— Exercise —
Return the lines that follow, exactly as they appear, from the first through the one containing "0.00804, 0.00508, 0.00287];"; no pictures are to be included.

— Data block —

-- start --

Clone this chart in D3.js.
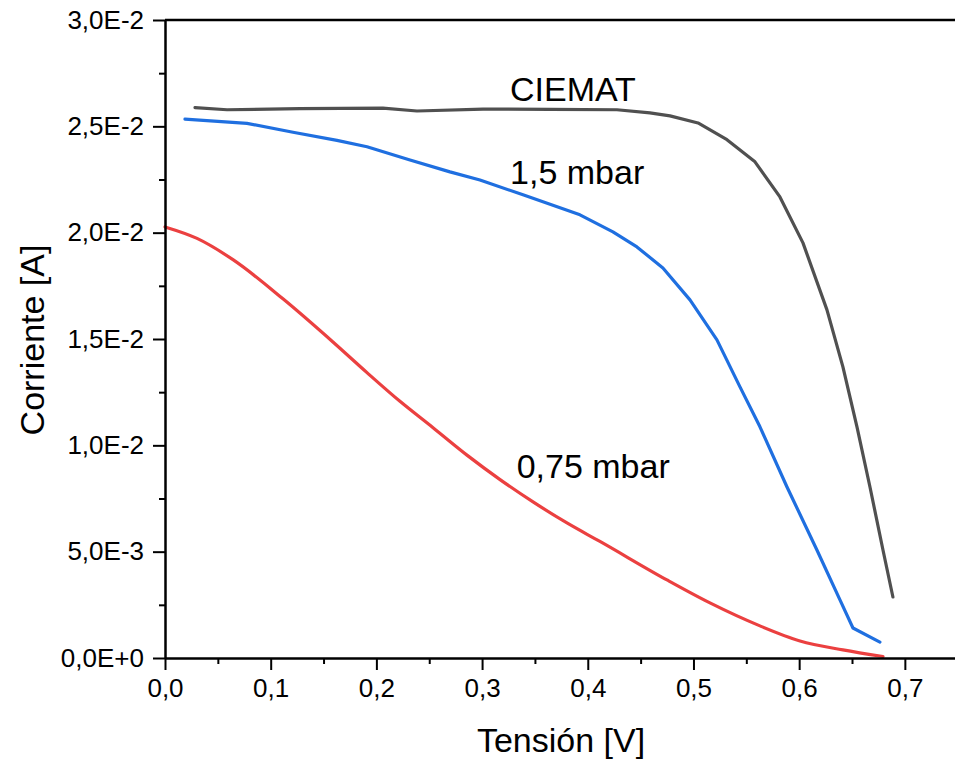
<!DOCTYPE html>
<html>
<head>
<meta charset="utf-8">
<script src="https://cdn.jsdelivr.net/npm/d3@7"></script>
<style>
  html, body { margin: 0; padding: 0; background: #fff; }
  svg { display: block; font-family: Arial, "Liberation Sans", sans-serif; }
</style>
</head>
<body>
<svg id="chart" width="955" height="760"></svg>
<script>
// ---- Data ----
const ciematV = [0.0284, 0.0587, 0.1277, 0.2062, 0.2384, 0.3009, 0.3642, 0.4276, 0.4588, 0.4778, 0.5043, 0.5317, 0.5582, 0.5818, 0.6036, 0.6263, 0.6414, 0.6547, 0.6670, 0.6793, 0.6887];
const ciematI = [0.02588, 0.02578, 0.02583, 0.02586, 0.02572, 0.02581, 0.02580, 0.02578, 0.02563, 0.02549, 0.02516, 0.02437, 0.02333, 0.02168, 0.01952, 0.01637, 0.01369, 0.01087, 0.00804, 0.00508, 0.00287];

const mbar15V = [0.0189, 0.0776, 0.1211, 0.1627, 0.1911, 0.2318, 0.2696, 0.2980, 0.3387, 0.3926, 0.4238, 0.4465, 0.4711, 0.4967, 0.5222, 0.5440, 0.5629, 0.5885, 0.6168, 0.6386, 0.6509, 0.6764];
const mbar15I = [0.02534, 0.02514, 0.02472, 0.02434, 0.02404, 0.02342, 0.02286, 0.02248, 0.02178, 0.02084, 0.02004, 0.01933, 0.01834, 0.01684, 0.01496, 0.01275, 0.01087, 0.00804, 0.00508, 0.00273, 0.00141, 0.00075];

const mbar075V = [0.0, 0.0303, 0.0643, 0.1116, 0.1589, 0.1911, 0.2223, 0.2536, 0.2857, 0.3170, 0.3482, 0.3803, 0.4115, 0.4749, 0.5156, 0.5629, 0.6008, 0.6414, 0.6793];
const mbar075I = [0.02027, 0.01973, 0.01873, 0.01689, 0.01486, 0.01342, 0.01207, 0.01083, 0.00954, 0.00839, 0.00734, 0.00635, 0.00548, 0.00367, 0.00259, 0.00151, 0.00080, 0.00038, 0.00007];

const seriesNames = ["CIEMAT", "1,5 mbar", "0,75 mbar"];
const seriesColors = ["#505050", "#1f6fe0", "#eb4040"];
const labelV = [0.3264, 0.3265, 0.3327];
const labelI = [0.0262, 0.02228, 0.00845];

const xTicks = [0, 0.1, 0.2, 0.3, 0.4, 0.5, 0.6, 0.7];
const xMinor = [0.05, 0.15, 0.25, 0.35, 0.45, 0.55, 0.65, 0.75];
const yTicks = [0, 0.005, 0.01, 0.015, 0.02, 0.025, 0.03];
const yMinor = [0.0025, 0.0075, 0.0125, 0.0175, 0.0225, 0.0275];

const xTitle = "Tensión [V]";
const yTitle = "Corriente [A]";

// ---- Layout ----
const svg = d3.select("#chart");
const mLeft = 165, mTop = 20, mBottom = 658, mRight = 957.7;

const x = d3.scaleLinear().domain([0, 0.75]).range([mLeft, mRight]);
const y = d3.scaleLinear().domain([0, 0.03]).range([mBottom, mTop]);

const loc = d3.formatLocale({decimal: ",", thousands: ".", grouping: [3], currency: ["", "€"]});
const fx = loc.format(".1f");
const fy = v => d3.format(".1e")(v).replace(".", ",").replace("e", "E");

// top frame line
svg.append("line")
  .attr("x1", mLeft).attr("x2", mRight)
  .attr("y1", mTop).attr("y2", mTop)
  .attr("stroke", "#000").attr("stroke-width", 2.5);

// Lines
const series = [
  {V: ciematV, I: ciematI},
  {V: mbar15V, I: mbar15I},
  {V: mbar075V, I: mbar075I}
];
series.forEach((s, k) => {
  const pts = s.V.map((v, i) => [v, s.I[i]]);
  const line = d3.line().x(d => x(d[0])).y(d => y(d[1]))
    .curve(k === 2 ? d3.curveMonotoneX : d3.curveLinear);
  svg.append("path")
    .attr("d", line(pts))
    .attr("fill", "none")
    .attr("stroke", seriesColors[k])
    .attr("stroke-width", 3.2)
    .attr("stroke-linejoin", "round")
    .attr("stroke-linecap", "round");
});

// Axes
function styleAxis(g) {
  g.select(".domain").attr("stroke", "#000").attr("stroke-width", 2.5);
  g.selectAll(".tick line").attr("stroke", "#000").attr("stroke-width", 2);
  g.selectAll(".tick text").attr("fill", "#000").attr("font-size", 26)
    .attr("font-family", "Arial, 'Liberation Sans', sans-serif");
}

const gxMinor = svg.append("g").attr("transform", `translate(0,${mBottom})`)
  .call(d3.axisBottom(x).tickValues(xMinor).tickSize(6).tickFormat(""));
gxMinor.select(".domain").remove();
gxMinor.selectAll(".tick line").attr("stroke", "#000").attr("stroke-width", 2);

const gyMinor = svg.append("g").attr("transform", `translate(${mLeft},0)`)
  .call(d3.axisLeft(y).tickValues(yMinor).tickSize(6).tickFormat(""));
gyMinor.select(".domain").remove();
gyMinor.selectAll(".tick line").attr("stroke", "#000").attr("stroke-width", 2);

const gx = svg.append("g").attr("transform", `translate(0,${mBottom})`)
  .call(d3.axisBottom(x).tickValues(xTicks).tickSize(12).tickSizeOuter(0).tickPadding(9).tickFormat(fx));
styleAxis(gx);

const gy = svg.append("g").attr("transform", `translate(${mLeft},0)`)
  .call(d3.axisLeft(y).tickValues(yTicks).tickSize(12).tickSizeOuter(0).tickPadding(9).tickFormat(fy));
styleAxis(gy);

// Series labels
seriesNames.forEach((n, k) => {
  svg.append("text")
    .attr("x", x(labelV[k])).attr("y", y(labelI[k]))
    .attr("font-size", 34).attr("fill", "#000")
    .text(n);
});

// Axis titles
svg.append("text")
  .attr("x", 561).attr("y", 752)
  .attr("text-anchor", "middle")
  .attr("font-size", 34).attr("fill", "#000")
  .text(xTitle);

svg.append("text")
  .attr("transform", "translate(44,340) rotate(-90)")
  .attr("text-anchor", "middle")
  .attr("font-size", 34).attr("fill", "#000")
  .text(yTitle);
</script>
</body>
</html>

-- end --

— Exercise solution —
Clone this chart in D3.js.
<!DOCTYPE html>
<html>
<head>
<meta charset="utf-8">
<script src="https://cdn.jsdelivr.net/npm/d3@7"></script>
<style>
  html, body { margin: 0; padding: 0; background: #fff; }
  svg { display: block; font-family: Arial, "Liberation Sans", sans-serif; }
</style>
</head>
<body>
<svg id="chart" width="955" height="760"></svg>
<script>
// ---- Data ----
const ciematV = [0.0284, 0.0587, 0.1277, 0.2062, 0.2384, 0.3009, 0.3642, 0.4276, 0.4588, 0.4778, 0.5043, 0.5317, 0.5582, 0.5818, 0.6036, 0.6263, 0.6414, 0.6547, 0.6670, 0.6793, 0.6887];
const ciematI = [0.02588, 0.02578, 0.02583, 0.02586, 0.02572, 0.02581, 0.02580, 0.02578, 0.02563, 0.02549, 0.02516, 0.02437, 0.02333, 0.02168, 0.01952, 0.01637, 0.01369, 0.01087, 0.00804, 0.00508, 0.00287];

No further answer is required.